Friday, December 02, 2005

Best argument for supporting the Goldwater Institute I've ever seen

I've attended a few Goldwater Institute events, such as hearing P.J. O'Rourke and Ben Stein speak, but I've never actually donated money to them. In my opinion, they're too supportive of the Republican Party in Arizona. Seeing this Len Munsil piece railing against them, however, is the strongest argument in favor of doing so that I've seen.

Munsil's an anti-porn crusader who used to be editor of Arizona State University's State Press back when I was an undergraduate. He refused to print a letter I wrote criticizing factual errors in an editorial he wrote about the Strategic Defense Initiative ("Star Wars"), specifically his claim that X-ray lasers do not involve nuclear explosions. He invited me to his office to discuss his decision, but still refused to print my letter or a correction to his erroneous statement. That made me believe he was dishonest, and seeing the arguments he's continued to make since that time has only confirmed my opinion. He typically argues by assertion, not with evidence, as you can see repeated in the piece linked above.

He was extremely exercised by the fact that Republican Governor Jane Dee Hull signed a bill to repeal Arizona's laws against sodomy, oral sex, and cohabitation on May 8, 2001.

5 comments:

cowmix said...

I'll grant you that the Goldwater Institute (GI) advances policy that is preferable to what the cultural conservatives who have hijacked today's AZ Republican party push on a daily basis. So if you are going to kick a few coins to the GI, you really need to make clear what policies of theirs you like. I am not sure that a contribution can be made in a such a surgical fashion.

I personally don't have a lot of knowledge of the GI but off-hand I know that some of their "senior fellows" drive me crazy. I think one of them is a climate change skeptic (that gets $$ from the oil companies). I am also not a fan of Stephen Moore.

BTW.. I am not sure if you have been reading the comments that Ben Stein has been making about Bush and the Plame scandal.. it seems that he has lost it.

cowmix said...

Update: Good lord, Mr Munsil just announced (December 1st, 2005) his intentions to run for governor of Arizona.

Einzige said...

If I still lived in AZ I'd consider going public as his long-time boy-toy.

Lippard said...

I agree with you completely about Stephen Moore and Ben Stein, who both seem to have drunk the Bush Kool-aid.

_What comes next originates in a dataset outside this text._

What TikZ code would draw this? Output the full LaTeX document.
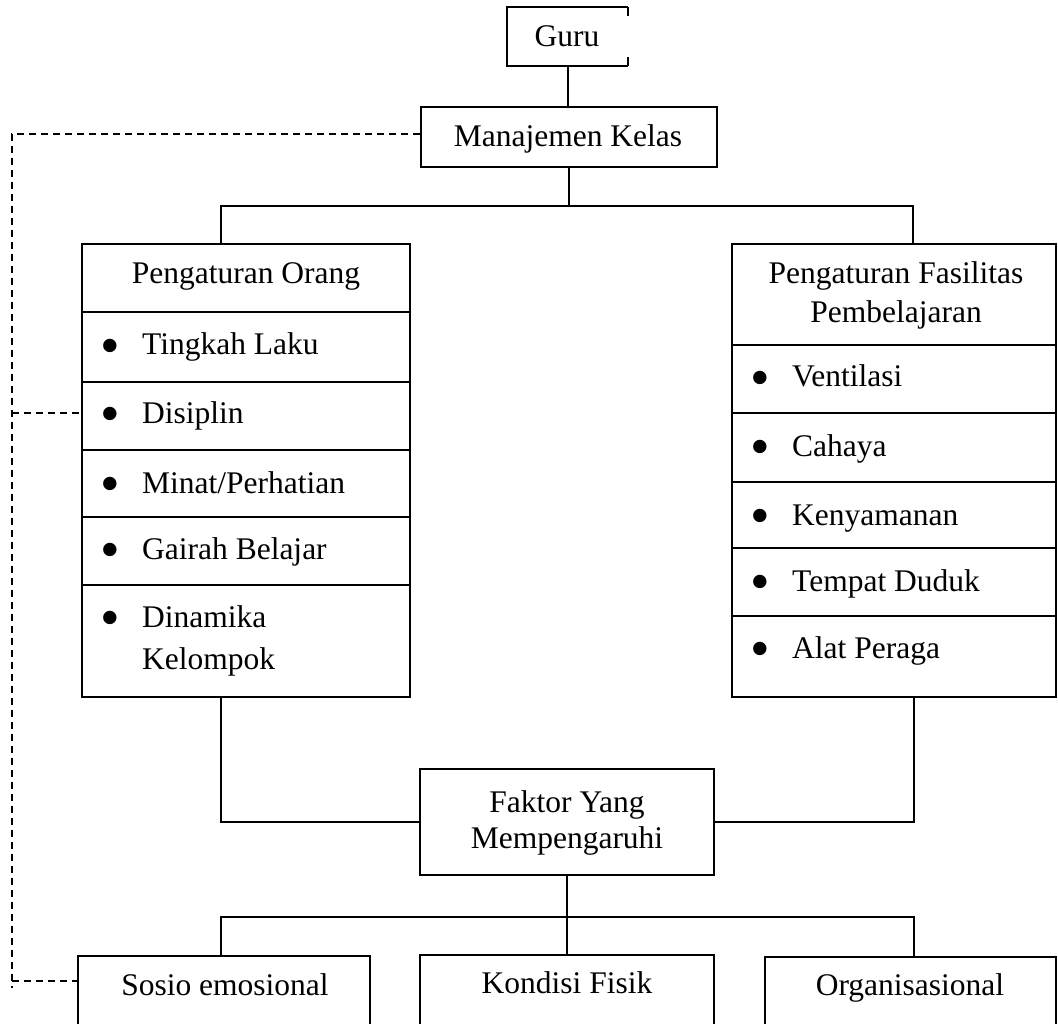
\documentclass[tikz,border=0pt]{standalone}
\usepackage{fontspec}
\setmainfont{Liberation Serif}
\newcommand\bul{\llap{\raisebox{-9.5pt}{\fontsize{56}{56}\selectfont\textbullet}\hspace{22.2pt}}}
\begin{document}
\begin{tikzpicture}[x=1pt,y=-1pt,
  cell/.style={draw, line width=2pt, inner sep=0pt, rectangle},
  txt/.style={inner sep=0pt, font=\fontsize{31.5}{38}\selectfont},
  conn/.style={line width=2pt},
  dashconn/.style={line width=1.6pt, dash pattern=on 7pt off 5pt}]
\useasboundingbox (0,0) rectangle (1058,1024);
\clip (0,0) rectangle (1058,1024);
% top boxes
\node[inner sep=0pt, minimum width=121pt, minimum height=59pt] (guru) at (567.5,36.5) {};
\draw[conn] (guru.north east) -- ++(0,9);
\draw[conn] (guru.south east) -- ++(0,-9);
\draw[conn] (guru.north east) -- (guru.north west) -- (guru.south west) -- (guru.south east);
\node[txt, anchor=base] (tguru) at (567,47) {Guru};
\node[cell, minimum width=296pt, minimum height=60pt] (mk) at (569,137) {};
\node[txt, anchor=base] (tmk) at (568,147) {Manajemen Kelas};
% left column
\node[cell, minimum width=328pt, minimum height=68pt] (lhead) at (246,278) {};
\node[cell, minimum width=328pt, minimum height=70pt] (l1) at (246,347) {};
\node[cell, minimum width=328pt, minimum height=68pt] (l2) at (246,416) {};
\node[cell, minimum width=328pt, minimum height=67pt] (l3) at (246,483.5) {};
\node[cell, minimum width=328pt, minimum height=68pt] (l4) at (246,551) {};
\node[cell, minimum width=328pt, minimum height=112pt] (l5) at (246,641) {};
\node[txt, anchor=base] (tlh) at (246,284) {Pengaturan Orang};
\node[txt, anchor=base west] (tl1) at (142,355) {\bul Tingkah Laku};
\node[txt, anchor=base west] (tl2) at (142,423) {\bul Disiplin};
\node[txt, anchor=base west] (tl3) at (142,493) {\bul Minat/Perhatian};
\node[txt, anchor=base west] (tl4) at (142,559) {\bul Gairah Belajar};
\node[txt, anchor=base west] (tl5) at (142,627) {\bul Dinamika};
\node[txt, anchor=base west] (tl5b) at (142,669) {Kelompok};
% right column
\node[cell, minimum width=324pt, minimum height=101pt] (rhead) at (894,294.5) {};
\node[cell, minimum width=324pt, minimum height=68pt] (r1) at (894,379) {};
\node[cell, minimum width=324pt, minimum height=69pt] (r2) at (894,447.5) {};
\node[cell, minimum width=324pt, minimum height=66pt] (r3) at (894,515) {};
\node[cell, minimum width=324pt, minimum height=68pt] (r4) at (894,582) {};
\node[cell, minimum width=324pt, minimum height=81pt] (r5) at (894,656.5) {};
\node[txt, anchor=base] (trh) at (896,284) {Pengaturan Fasilitas};
\node[txt, anchor=base] (trhb) at (896,323) {Pembelajaran};
\node[txt, anchor=base west] (tr1) at (792,387) {\bul Ventilasi};
\node[txt, anchor=base west] (tr2) at (792,456) {\bul Cahaya};
\node[txt, anchor=base west] (tr3) at (792,525) {\bul Kenyamanan};
\node[txt, anchor=base west] (tr4) at (792,591) {\bul Tempat Duduk};
\node[txt, anchor=base west] (tr5) at (792,658) {\bul Alat Peraga};
% faktor
\node[cell, minimum width=294pt, minimum height=106pt] (fk) at (567,822) {};
\node[txt, anchor=base] (tfk) at (567,812) {Faktor Yang};
\node[txt, anchor=base] (tfkb) at (567,848) {Mempengaruhi};
% bottom boxes
\node[cell, minimum width=292pt, minimum height=90pt] (so) at (224,1001) {};
\node[cell, minimum width=294pt, minimum height=90pt] (kf) at (567,1000) {};
\node[cell, minimum width=291pt, minimum height=90pt] (og) at (910.5,1002) {};
\node[txt, anchor=base] (tso) at (225,995) {Sosio emosional};
\node[txt, anchor=base] (tkf) at (567,993) {Kondisi Fisik};
\node[txt, anchor=base] (tog) at (910,995) {Organisasional};
% connectors
\coordinate (cl) at (221,206);
\coordinate (cr) at (913,206);
\coordinate (bl) at (221,822);
\coordinate (br) at (914,822);
\coordinate (bj) at (567,917);
\coordinate (bjl) at (221,917);
\coordinate (bjr) at (914,917);
\draw[conn] (guru.south) -- (guru.south |- mk.north);
\draw[conn] (mk.south) -- (mk.south |- cl);
\draw[conn] (cl |- lhead.north) -- (cl) -- (cr) -- (cr |- rhead.north);
\draw[conn] (bl |- l5.south) -- (bl) -- (fk.west);
\draw[conn] (fk.east) -- (br) -- (br |- r5.south);
\draw[conn] (fk.south) -- (bj);
\draw[conn] (bjl |- so.north) -- (bjl) -- (bjr) -- (bjr |- og.north);
\draw[conn] (bj) -- (bj |- kf.north);
% dashed feedback
\coordinate (dt) at (12,134);
\coordinate (db) at (12,988);
\draw[dashconn] (mk.west |- dt) -- (dt) -- (db);
\draw[dashconn] (12,413) -- (l2.west |- 0,413);
\draw[dashconn] (12,981) -- (so.west |- 0,981);
\end{tikzpicture}
\end{document}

I tend to like GI's policy statements on education (I was glad to see that the University of Arizona has raised $1 billion in private endowment funding, whereas ASU seems to prefer eating at the public trough or taking funds from wealthy Mormons like Ira Fulton and W.P. Carey in exchange for becoming BYU South). I agree with their stances on the issues that Munsil clashed with them on. I agree with them on eminent domain abuse (though the Institute for Justice is the real leader there, and I actually give them money).

It was actually Munsil running for governor that prompted me to find that GI piece, but I was in such a rush (preparing to leave for Las Vegas for an Internet Infidels board meeting) that I neglected to mention that article.

Lippard said...

Cowmix:

Which senior fellows drive you crazy? Balling is the climate change skeptic, and you've mentioned Moore.

I've been a big fan of Randy Barnett since I first heard him speak at an IHS seminar in the late 1980s. I have positive impressions of Vernon Smith's and Gordon Tullock's work (both were at UA and are now at George Mason; Smith is a Nobel laureate and Tullock was a near-miss in 1986 when his colleague James Buchanan got one for public choice theory).

I don't know much about Kors but I like what I've seen from his organization FIRE--they seem principled defenders of freedom of speech.

I know and like the work of David Schmitz (who's back at UA, where he got his Ph.D. in philosophy); his book The Limits of Government is excellent.

I have met Clint Bolick on a number of occasions and like him and most of the litigation work he's done for the Institute for Justice; I strongly disagree with him on a number of issues--he supported John Ashcroft's nomination for AG, saying that he didn't think Ashcroft would act on his views about censorship; he wrote an adulatory reminiscence about Justice William Rehnquist (which was briefly discussed at this blog). I get the impression he may be more of a social conservative than a libertarian (e.g., he's pals with Kenneth Starr, who spoke at an IJ Arizona event).

I tend to disagree with some aspects of libertarian thought on education in that I think there should be federal-level minimum standards (real ones, not the fake ones that Bush has put into effect where each state gets to redefine failure as success), and I'm not completely averse to public funding, but I think the actual provision of educational services should be privatized.